« Gender Gap ». Le fossé électoral américain se creuse
Aux Etats-Unis, les hommes votent plutôt Donald Trump, les femmes plutôt Kamala Harris

Si les hommes ne viennent pas de Mars, ni les femmes de Vénus, peut-être qu’ils en prennent chacun le chemin, dans leur propre fusée. Dans les pays développés, les différences idéologiques entre les deux groupes se creusent. Cette segmentation de l’électorat est particulièrement marquée dans la campagne présidentielle américaine actuelle. Si le genre est devenu un facteur significatif dans le vote dès les années 1980 aux États-Unis, cette influence s’est accentuée depuis l’élection de 2008.
Les raisons sont assez évidentes : la mobilisation pour le droit à l’avortement est devenue un marqueur fort pour les démocrates. La fin de la jurisprudence Roe v. Wade en 2022 faisait suite à des années de prises de parole dans le cadre de #MeToo, mouvement amorcé en 2017, où les débats faisaient rage entre respect de la parole des femmes et accusations contre les hommes. Cet écart de points de vue a encore augmenté, à tel point que de plus en plus de jeunes hommes tournent le dos aux démocrates : la différence avec les femmes qui se déclarent « libérales » est aujourd’hui de 15 points de pourcentage, un record. Par ailleurs, 70 % des électeurs républicains pensent que Kamala Harris rendrait la vie des hommes plus difficile.

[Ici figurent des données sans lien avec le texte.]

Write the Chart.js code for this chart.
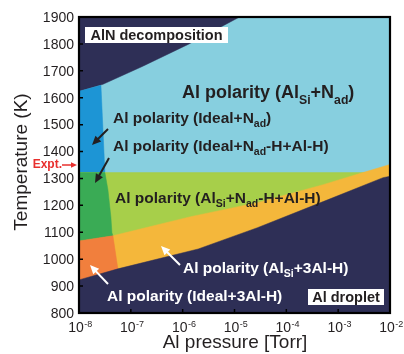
<!DOCTYPE html>
<html>
<head>
<meta charset="utf-8">
<script src="https://cdn.jsdelivr.net/npm/chart.js@4.4.1/dist/chart.umd.min.js"></script>
<style>
    html, body { margin: 0; padding: 0; background: #ffffff; }
    #wrap { width: 404px; height: 354px; }
</style>
</head>
<body>
<div id="wrap"><canvas id="phaseChart" width="404" height="354"></canvas></div>
<script>
// Axis ticks.
const yTicks = [800, 900, 1000, 1100, 1200, 1300, 1400, 1500, 1600, 1700, 1800, 1900];
const xExponents = [-8, -7, -6, -5, -4, -3, -2];

// Region outlines: Al pressure (Torr) and temperature (K).
const backP = [1e-8, 1e-2, 1e-2, 1e-8];
const backT = [800, 800, 1900, 1900];

const decompP = [1e-8, 1e-8, 2.9e-8, 1.7e-7, 1.3e-6, 1.25e-5];
const decompT = [1900, 1624, 1650, 1717, 1799, 1900];

const idealNadP = [1e-8, 3.16e-8, 2.65e-8, 1e-8];
const idealNadT = [1322, 1322, 1646, 1624];

const alsiNadHP = [1e-8, 1e-2, 1e-2, 1e-8];
const alsiNadHT = [800, 800, 1322, 1322];

const alsi3AlHP = [1e-8, 4.51e-8, 1.43e-6, 2.77e-5, 5.15e-4, 3.02e-3, 1e-2, 1e-2, 1e-8];
const alsi3AlHT = [1087, 1087, 1158, 1210, 1277, 1322, 1352, 800, 800];

const idealNadHP = [1e-8, 3.16e-8, 3.61e-8, 4.12e-8, 4.32e-8, 4.51e-8, 1e-8];
const idealNadHT = [1322, 1322, 1259, 1158, 1098, 1087, 1068];

const ideal3AlHP = [1e-8, 4.51e-8, 5.62e-8, 6.2e-8, 1e-8];
const ideal3AlHT = [1068, 1087, 964, 880, 880];

const dropletP = [1e-8, 5.62e-8, 2.0e-6, 2.77e-5, 5.15e-4, 7.33e-3, 1e-2, 1e-2, 1e-8];
const dropletT = [923, 964, 1038, 1117, 1214, 1303, 1308, 800, 800];

const FONT = '"Liberation Sans", Arial, sans-serif';
const INK = '#231f20';

// Bottom layer first.
const regions = [
    { p: backP, t: backT, color: '#87cfdf' },
    { p: decompP, t: decompT, color: '#2e2f56' },
    { p: idealNadP, t: idealNadT, color: '#1d95d5' },
    { p: alsiNadHP, t: alsiNadHT, color: '#a7cf4a' },
    { p: alsi3AlHP, t: alsi3AlHT, color: '#f4b73b' },
    { p: idealNadHP, t: idealNadHT, color: '#3aab55' },
    { p: ideal3AlHP, t: ideal3AlHT, color: '#f17f3d' },
    { p: dropletP, t: dropletT, color: '#2e2f56' }
];

const datasets = regions.map((r, i) => ({
    data: r.p.map((p, k) => ({ x: p, y: r.t[k] })),
    showLine: true,
    fill: 'shape',
    backgroundColor: r.color,
    borderColor: r.color,
    borderWidth: 0.5,
    pointRadius: 0,
    tension: 0,
    order: regions.length - i
}));

// Text with subscripts. parts = [[text, isSub], ...]
function drawRich(ctx, x, y, parts, size, color) {
    ctx.save();
    ctx.fillStyle = color;
    ctx.textAlign = 'left';
    ctx.textBaseline = 'alphabetic';
    const base = y + size * 0.36;
    let cx = x;
    parts.forEach(([text, sub]) => {
        const s = sub ? size * 0.68 : size;
        ctx.font = `bold ${s}px ${FONT}`;
        ctx.fillText(text, cx, sub ? base + size * 0.28 : base);
        cx += ctx.measureText(text).width;
    });
    ctx.restore();
}

function arrow(ctx, x1, y1, x2, y2, color, width, head) {
    const a = Math.atan2(y2 - y1, x2 - x1);
    const c = Math.cos(a), s = Math.sin(a);
    ctx.save();
    ctx.strokeStyle = color;
    ctx.fillStyle = color;
    ctx.lineWidth = width;
    ctx.beginPath();
    ctx.moveTo(x1, y1);
    ctx.lineTo(x2 - c * head * 0.7, y2 - s * head * 0.7);
    ctx.stroke();
    ctx.beginPath();
    ctx.moveTo(x2, y2);
    ctx.lineTo(x2 - head * c + head * 0.45 * s, y2 - head * s - head * 0.45 * c);
    ctx.lineTo(x2 - head * c - head * 0.45 * s, y2 - head * s + head * 0.45 * c);
    ctx.closePath();
    ctx.fill();
    ctx.restore();
}

function boxLabel(ctx, x1, y1, x2, y2, text, size) {
    ctx.save();
    ctx.fillStyle = '#ffffff';
    ctx.fillRect(x1, y1, x2 - x1, y2 - y1);
    ctx.fillStyle = INK;
    ctx.font = `bold ${size}px ${FONT}`;
    ctx.textAlign = 'center';
    ctx.textBaseline = 'middle';
    ctx.fillText(text, (x1 + x2) / 2, (y1 + y2) / 2 + 1);
    ctx.restore();
}

const decorations = {
    id: 'decorations',
    afterDraw(chart) {
        const ctx = chart.ctx;
        const area = chart.chartArea;
        const xs = chart.scales.x;
        const ys = chart.scales.y;

        // Tick marks pointing inward.
        ctx.save();
        ctx.strokeStyle = '#000000';
        ctx.lineWidth = 1.5;
        ctx.beginPath();
        yTicks.forEach(v => {
            const y = ys.getPixelForValue(v);
            ctx.moveTo(area.left, y);
            ctx.lineTo(area.left + 4, y);
        });
        xExponents.forEach(e => {
            const x = xs.getPixelForValue(Math.pow(10, e));
            ctx.moveTo(x, area.bottom);
            ctx.lineTo(x, area.bottom - 4);
        });
        ctx.stroke();

        // Frame.
        ctx.lineWidth = 2.2;
        ctx.strokeRect(area.left, area.top, area.right - area.left, area.bottom - area.top);
        ctx.restore();

        // Y tick labels.
        ctx.save();
        ctx.fillStyle = INK;
        ctx.font = `14px ${FONT}`;
        ctx.textAlign = 'right';
        ctx.textBaseline = 'middle';
        yTicks.forEach(v => ctx.fillText(String(v), area.left - 5, ys.getPixelForValue(v) + 1));

        // X tick labels, 10 with a raised exponent.
        xExponents.forEach(e => {
            const x = xs.getPixelForValue(Math.pow(10, e));
            ctx.font = `14px ${FONT}`;
            ctx.textAlign = 'center';
            ctx.textBaseline = 'alphabetic';
            ctx.fillText('10', x - 3, 332);
            const w = ctx.measureText('10').width;
            ctx.font = `9px ${FONT}`;
            ctx.textAlign = 'left';
            ctx.fillText(String(e), x - 3 + w / 2 + 0.5, 327);
        });

        // Axis titles.
        ctx.font = `19px ${FONT}`;
        ctx.textAlign = 'center';
        ctx.textBaseline = 'middle';
        ctx.fillText('Al pressure [Torr]', 235, 343);
        ctx.translate(22, 162);
        ctx.rotate(-Math.PI / 2);
        ctx.fillText('Temperature (K)', 0, 0);
        ctx.restore();

        // Experiment marker.
        ctx.save();
        ctx.fillStyle = '#e8302e';
        ctx.font = `bold 12px ${FONT}`;
        ctx.textAlign = 'right';
        ctx.textBaseline = 'middle';
        ctx.fillText('Expt.', 62, 165);
        ctx.restore();
        arrow(ctx, 62, 165, 77, 165, '#e8302e', 1.5, 6);

        // Region labels.
        boxLabel(ctx, 85, 27, 228, 43, 'AlN decomposition', 14.5);
        boxLabel(ctx, 308, 289, 384, 305, 'Al droplet', 14.5);

        drawRich(ctx, 182, 92, [['Al polarity (Al'], ['Si', true], ['+N'], ['ad', true], [')']], 18, INK);
        drawRich(ctx, 113, 117, [['Al polarity (Ideal+N'], ['ad', true], [')']], 15.5, INK);
        drawRich(ctx, 113, 145, [['Al polarity (Ideal+N'], ['ad', true], ['-H+Al-H)']], 15.5, INK);
        drawRich(ctx, 115, 197, [['Al polarity (Al'], ['Si', true], ['+N'], ['ad', true], ['-H+Al-H)']], 15.5, INK);
        drawRich(ctx, 183, 267, [['Al polarity (Al'], ['Si', true], ['+3Al-H)']], 15.5, '#ffffff');
        drawRich(ctx, 107, 295, [['Al polarity (Ideal+3Al-H)']], 15.5, '#ffffff');

        arrow(ctx, 108, 129, 92, 145, INK, 2, 9);
        arrow(ctx, 109, 158, 95, 183, INK, 2, 9);
        arrow(ctx, 180, 265, 161, 246, '#ffffff', 2, 9);
        arrow(ctx, 108, 284, 90, 265, '#ffffff', 2, 9);
    }
};

new Chart(document.getElementById('phaseChart').getContext('2d'), {
    type: 'scatter',
    data: { datasets: datasets },
    options: {
        responsive: false,
        animation: false,
        events: [],
        layout: {
            padding: { left: 79, right: 14, top: 17, bottom: 41 }
        },
        plugins: {
            legend: { display: false },
            tooltip: { enabled: false },
            filler: { propagate: false }
        },
        scales: {
            x: {
                type: 'logarithmic',
                min: 1e-8,
                max: 1e-2,
                display: false
            },
            y: {
                type: 'linear',
                min: 800,
                max: 1900,
                display: false
            }
        }
    },
    plugins: [decorations]
});
</script>
</body>
</html>
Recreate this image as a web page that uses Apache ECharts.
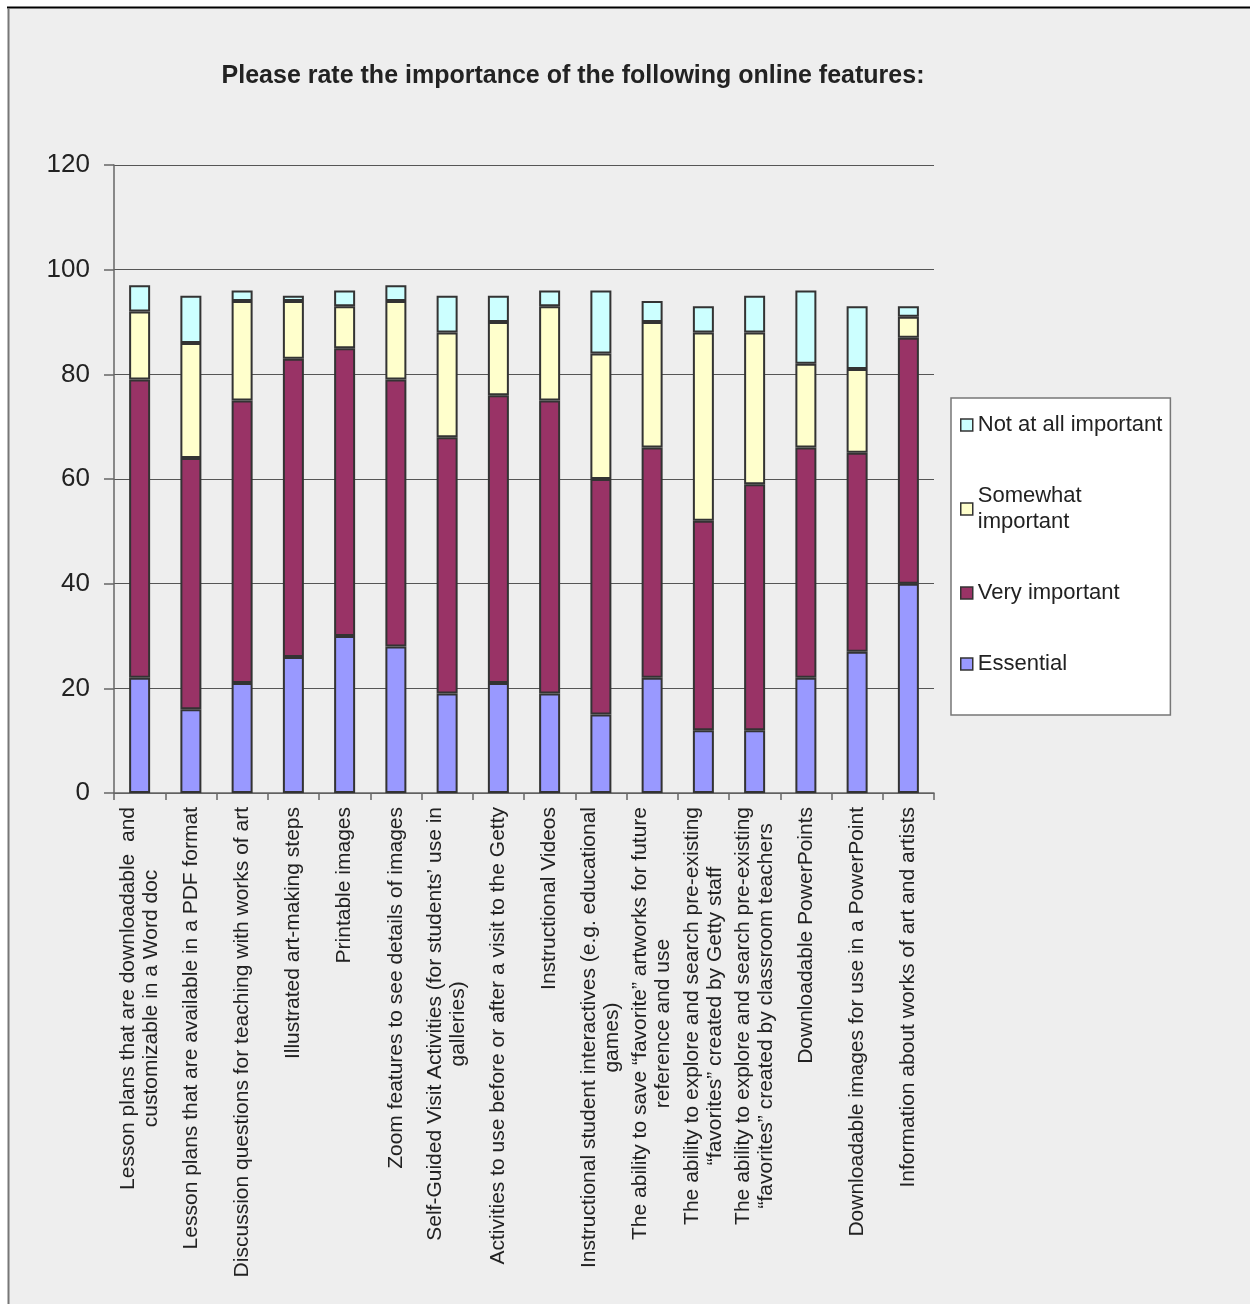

Au total, Donald Trump obtient un score supérieur de 11 points de pourcentage chez les hommes par rapport à Kamala Harris. Chez les minorités, l’écart est encore plus grand : 68 % des femmes latinas déclarent vouloir voter pour Kamala Harris, tandis que les hommes sont plus partagés (48 % pour le républicain). Les différences culturelles contribuent probablement à cette tendance : les podcasteurs bodybuildés de droite, comme Joe Rogan, rassemblent une audience majoritairement masculine, comptant plusieurs millions d’auditeurs.
Ou alors, comme le dit la politologue américaine Melissa Deckman dans le Guardian : « ils s’en fichent de la politique ». Un écart de 20 points existe entre les femmes et les hommes qui disent s’intéresser à des sujets importants comme l’inflation ou le climat.
Pourquoi ce désintérêt ? Un constat simple s’impose : depuis le début du siècle, les jeunes femmes réussissent mieux que les jeunes hommes à l’école, elles ont plus de chances d’être en couple, elles vont beaucoup moins en prison et se suicident moins que leurs pairs masculins. En réponse, un contrecoup masculiniste, loin d’être cantonné aux forums obscurs de la droite complotiste, s’est développé.
Les États-Unis ne sont pas la seule démocratie touchée par ce fossé qui se creuse : en Corée du Sud, 66 % des hommes refuseraient d’avoir une féministe comme voisine, collègue ou amie. Lors de la dernière élection présidentielle, le candidat qui avait promis de supprimer le ministère de l’Égalité entre les sexes a été élu par 59 % des jeunes hommes, contre seulement 34 % des jeunes femmes.